Artists' Statement
"WARHEADS"
The underlying images in this series were originally created in 1991 during each of the 43 days of the Gulf War. Having never fully recovered from the Vietnam era, this new war stunned me. What could I do? I was too old and too embedded in my life to drop everything and run to "the front" to document the war, as my photojournalistic "voice" suggested. Instead, by sitting on my knees in front of the television, for each day the war, I "documented" the war through the eyes of the public…only being able to see the faces of war correspondents and commentators, because no media (no "embedded" journalists) were allowed "on the front".

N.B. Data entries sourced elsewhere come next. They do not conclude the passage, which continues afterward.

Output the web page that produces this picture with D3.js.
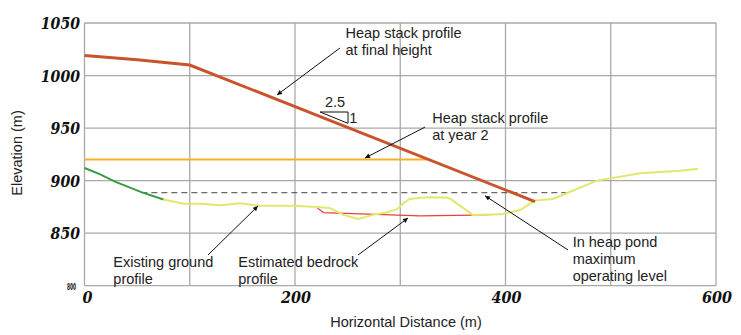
<!DOCTYPE html>
<html>
<head>
<meta charset="utf-8">
<script src="https://cdn.jsdelivr.net/npm/d3@7"></script>
<style>
  body { margin: 0; background: #fff; }
  svg { display: block; }
  .note { font-family: "Liberation Sans", Arial, sans-serif; font-size: 14.5px; fill: #222; }
  .tick-lbl { font-family: "DejaVu Serif", serif; font-weight: bold; font-style: italic; font-size: 16px; fill: #111; }
</style>
</head>
<body>
<div id="chart"></div>
<script>
// data (elevation m vs horizontal distance m)
const heapFinal = [[0, 1019], [50, 1015], [100, 1010], [428, 880]];
const heapYear2 = [[0, 920], [329, 920]];
const pondLevel = [[54, 888.5], [459, 888.5]];
const groundGreen = [[0, 912], [15, 906], [29, 899], [54, 889], [75, 882]];
const groundYellow = [
  [75, 882], [94, 878], [110, 878], [129, 876.6], [148, 878.5], [164, 876.2],
  [198, 876], [221, 875], [233, 874], [240, 870.5], [246, 867.4], [260, 863.6],
  [274, 867.4], [287, 869.6], [297, 872.8], [303, 878.5], [309, 882.6], [325, 884.2],
  [344, 884], [347, 883], [369, 867.4], [396, 868], [414, 872], [428, 881],
  [445, 882.6], [458, 888], [487, 900], [528, 907], [566, 909.5], [583, 911.4]
];
const bedrock = [[220, 875], [227, 869.6], [319, 866.5], [369, 867.2], [396, 868]];
const xLabels = [0, 200, 400, 600];
const yLabels = [850, 900, 950, 1000, 1050];

// annotations: text lines + arrow (from -> to) in data units
const notes = [
  { x: 248, y: 1035.4, lines: ["Heap stack profile", "at final height"], from: [242.7, 1026.2], to: [182.9, 981.5] },
  { x: 330.4, y: 954.4, lines: ["Heap stack profile", "at year 2"], from: [323.5, 950.9], to: [266.5, 921.5] },
  { x: 463.8, y: 837.1, lines: ["In heap pond", "maximum", "operating level"], from: [459.4, 834], to: [380.5, 885.6] },
  { x: 27.4, y: 817.5, lines: ["Existing ground", "profile"], from: [117.3, 829.2], to: [164.8, 875.8] },
  { x: 146.1, y: 817.5, lines: ["Estimated bedrock", "profile"], from: [259.9, 829.2], to: [307.4, 864.4] }
];
const slopeTri = [[223.8, 965.3], [250.4, 965.3], [250.4, 954.5]];

const width = 741, height = 335;
const svg = d3.select("#chart").append("svg").attr("width", width).attr("height", height);

const x = d3.scaleLinear().domain([0, 600]).range([84.5, 716]);
const y = d3.scaleLinear().domain([800, 1050]).range([285.7, 23]);

// grid
const grid = svg.append("g").attr("stroke", "#a9a9a9").attr("stroke-width", 1.3);
grid.selectAll("line.v").data(d3.range(0, 601, 100)).join("line")
  .attr("x1", d => x(d)).attr("x2", d => x(d)).attr("y1", y(800)).attr("y2", y(1050));
grid.selectAll("line.h").data(d3.range(800, 1051, 50)).join("line")
  .attr("x1", x(0)).attr("x2", x(600)).attr("y1", d => y(d)).attr("y2", d => y(d));

// tick labels
svg.selectAll("text.ylab").data(yLabels).join("text")
  .attr("class", "tick-lbl").attr("x", 80).attr("y", d => y(d) + 6)
  .attr("text-anchor", "end")
  .attr("textLength", d => String(d).length * 9.8).attr("lengthAdjust", "spacingAndGlyphs")
  .text(d => d);
svg.selectAll("text.xlab").data(xLabels).join("text")
  .attr("class", "tick-lbl").attr("x", d => x(d) + (d === 0 ? 3 : 1)).attr("y", 303)
  .attr("text-anchor", "middle")
  .attr("textLength", d => String(d).length * 10).attr("lengthAdjust", "spacingAndGlyphs")
  .text(d => d);
// squashed 800 label at the corner
svg.append("text").attr("x", 67).attr("y", 290)
  .attr("font-family", "DejaVu Sans, sans-serif").attr("font-weight", "bold")
  .attr("font-size", 8).attr("textLength", 9).attr("lengthAdjust", "spacingAndGlyphs")
  .attr("fill", "#111").text("800");

// axis titles
svg.append("text").attr("class", "note")
  .attr("transform", "translate(22,153) rotate(-90)")
  .attr("text-anchor", "middle").attr("fill", "#333").text("Elevation (m)");
svg.append("text").attr("class", "note")
  .attr("x", 406).attr("y", 327).attr("text-anchor", "middle").text("Horizontal Distance (m)");

// lines
const line = d3.line().x(d => x(d[0])).y(d => y(d[1]));
svg.append("path").datum(pondLevel).attr("d", line).attr("fill", "none")
  .attr("stroke", "#444").attr("stroke-width", 1).attr("stroke-dasharray", "6,4");
svg.append("path").datum(bedrock).attr("d", line).attr("fill", "none")
  .attr("stroke", "#e8403f").attr("stroke-width", 1.2);
svg.append("path").datum(groundYellow).attr("d", line).attr("fill", "none")
  .attr("stroke", "#e2e86c").attr("stroke-width", 2);
svg.append("path").datum(groundGreen).attr("d", line).attr("fill", "none")
  .attr("stroke", "#3a9a41").attr("stroke-width", 2);
svg.append("path").datum(heapYear2).attr("d", line).attr("fill", "none")
  .attr("stroke", "#f5b02a").attr("stroke-width", 2);
svg.append("path").datum(heapFinal).attr("d", line).attr("fill", "none")
  .attr("stroke", "#c9532c").attr("stroke-width", 3);

// slope triangle 2.5 : 1
svg.append("path").datum(slopeTri)
  .attr("d", d => line(d) + "Z").attr("fill", "none").attr("stroke", "#111").attr("stroke-width", 1);
svg.append("text").attr("class", "note").attr("x", x(238)).attr("y", y(970.3))
  .attr("text-anchor", "middle").text("2.5");
svg.append("text").attr("class", "note").attr("x", x(251.5)).attr("y", y(955.1)).text("1");

// arrows
svg.append("defs").append("marker").attr("id", "ah")
  .attr("viewBox", "0 0 10 10").attr("refX", 10).attr("refY", 5)
  .attr("markerWidth", 10).attr("markerHeight", 5).attr("orient", "auto")
  .attr("markerUnits", "userSpaceOnUse")
  .append("path").attr("d", "M0,0 L10,5 L0,10 Z").attr("fill", "#111");

notes.forEach(n => {
  svg.append("line")
    .attr("x1", x(n.from[0])).attr("y1", y(n.from[1]))
    .attr("x2", x(n.to[0])).attr("y2", y(n.to[1]))
    .attr("stroke", "#111").attr("stroke-width", 1).attr("marker-end", "url(#ah)");
  const t = svg.append("text").attr("class", "note").attr("x", x(n.x)).attr("y", y(n.y));
  n.lines.forEach((l, i) => {
    t.append("tspan").attr("x", x(n.x)).attr("dy", i === 0 ? 0 : 17).text(l);
  });
});
</script>
</body>
</html>
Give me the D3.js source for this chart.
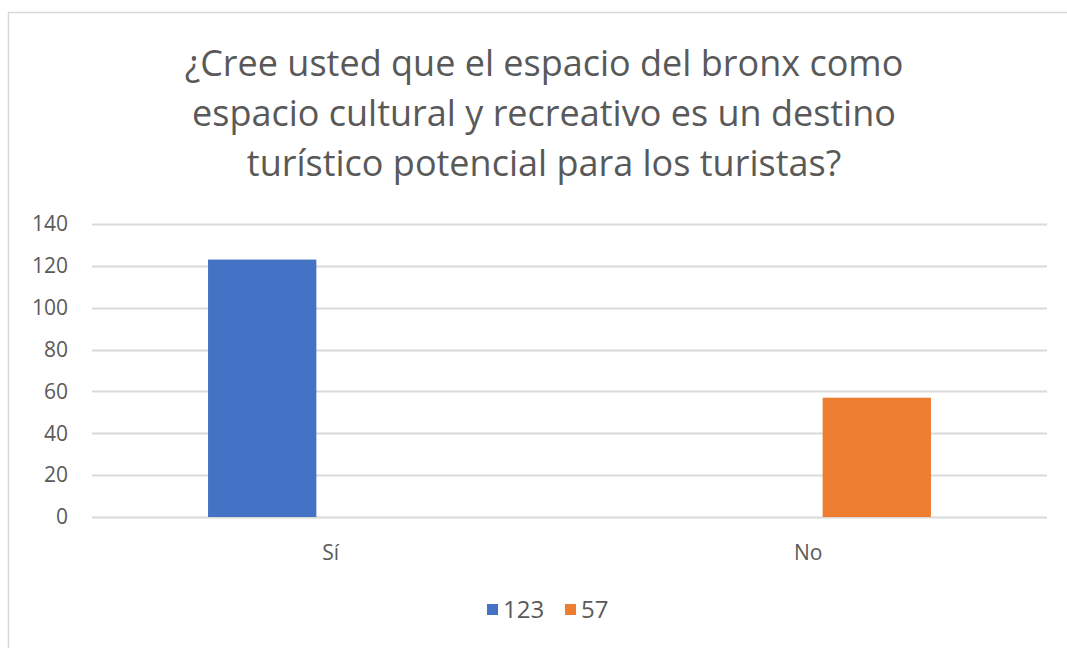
<!DOCTYPE html>
<html>
<head>
<meta charset="utf-8">
<script src="https://cdn.jsdelivr.net/npm/d3@7"></script>
<style>
  html, body { margin: 0; padding: 0; background: #fff; }
  svg { display: block; }
  text { font-family: "Open Sans", "Noto Sans", sans-serif; fill: #595959; }
</style>
</head>
<body>
<svg id="chart" width="1067" height="648"></svg>
<script>
// Chart data
const categories = ["Sí", "No"];
const seriesNames = ["123", "57"];
const seriesValues = [
  [123, 0],  // series "123"
  [0, 57]    // series "57"
];
const seriesColors = ["#4472c4", "#ed7d31"];
const yTicks = [0, 20, 40, 60, 80, 100, 120, 140];
const titleLines = [
  "¿Cree usted que el espacio del bronx como",
  "espacio cultural y recreativo es un destino",
  "turístico potencial para los turistas?"
];

const W = 1067, H = 648;
const plot = { left: 92, right: 1047, top: 224, bottom: 517 };
const svg = d3.select("#chart");

// Chart frame
svg.append("rect")
  .attr("x", 8.5).attr("y", 12.5)
  .attr("width", W + 20).attr("height", H + 20)
  .attr("fill", "#fff").attr("stroke", "#d9d9d9").attr("stroke-width", 1.5);

// Title
svg.append("g").selectAll("text")
  .data(titleLines)
  .join("text")
  .attr("x", 544)
  .attr("y", (d, i) => 76 + i * 50)
  .attr("text-anchor", "middle")
  .attr("font-size", 36)
  .text(d => d);

// Scales
const y = d3.scaleLinear().domain([0, 140]).range([plot.bottom, plot.top]);
const x0 = d3.scaleBand().domain(categories).range([plot.left, plot.right]).padding(0);
const bw = x0.bandwidth();
const x1 = d3.scaleBand().domain(seriesNames)
  .range([bw * 0.243, bw * 0.757]).paddingInner(0.21).paddingOuter(0);

// Value axis labels
const yAxis = d3.axisLeft(y).tickValues(yTicks).tickSize(0).tickPadding(24);
const gy = svg.append("g").attr("transform", `translate(${plot.left},0)`).call(yAxis);
gy.select(".domain").remove();
gy.selectAll("text").attr("font-size", 21).attr("fill", "#595959");

// Gridlines
svg.append("g").selectAll("line")
  .data(yTicks)
  .join("line")
  .attr("x1", plot.left).attr("x2", plot.right)
  .attr("y1", d => Math.round(y(d)) + 0.5).attr("y2", d => Math.round(y(d)) + 0.5)
  .attr("stroke", "#d9d9d9").attr("stroke-width", 2);

// Bars
const groups = svg.append("g").selectAll("g")
  .data(seriesNames.map((s, i) => ({ name: s, color: seriesColors[i], values: seriesValues[i] })))
  .join("g")
  .attr("fill", d => d.color);

groups.selectAll("rect")
  .data(d => categories.map((c, j) => ({ cat: c, name: d.name, value: d.values[j] })))
  .join("rect")
  .attr("x", d => x0(d.cat) + x1(d.name))
  .attr("width", x1.bandwidth())
  .attr("y", d => y(d.value))
  .attr("height", d => y(0) - y(d.value));

// Category axis
const xAxis = d3.axisBottom(x0).tickSize(0).tickPadding(28);
const gx = svg.append("g").attr("transform", `translate(0,${plot.bottom})`).call(xAxis);
gx.select(".domain").remove();
gx.selectAll("text").attr("font-size", 21).attr("fill", "#595959");

// Legend
const legendItems = [
  { name: seriesNames[0], color: seriesColors[0], x: 487 },
  { name: seriesNames[1], color: seriesColors[1], x: 565 }
];
const lg = svg.append("g").selectAll("g").data(legendItems).join("g")
  .attr("transform", d => `translate(${d.x},604)`);
lg.append("rect").attr("width", 11).attr("height", 11).attr("fill", d => d.color);
lg.append("text").attr("x", 16).attr("y", 14).attr("font-size", 24).text(d => d.name);
</script>
</body>
</html>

This censorship appalled me, as I so vividly remembered daily footage from the jungle floor of Vietnam which my family and I watched every night at 6:00pm while we ate our dinner and watched our soldiers getting shot by snipers in a guerilla war they could not win.
As this censorship was part of a larger denial campaign, my anti-war artwork was slow to receive any attention. Eventually, individual photos from the series were exhibited at the Albright Knox Art Gallery, Artemesia, and the Houston Center for Photography, among others. The entire body of work was eventually shown at the Nevada Institute for Contemporary Art, seven years after the war ended.
Many artists struggled with how to express their reaction to 911. (my husband and I created a satirical 3-D sound and photo piece of Las Vegas's knee-jerk response) and then again, to another unbelievable march to war….and this one was not going to be a mere 43 days!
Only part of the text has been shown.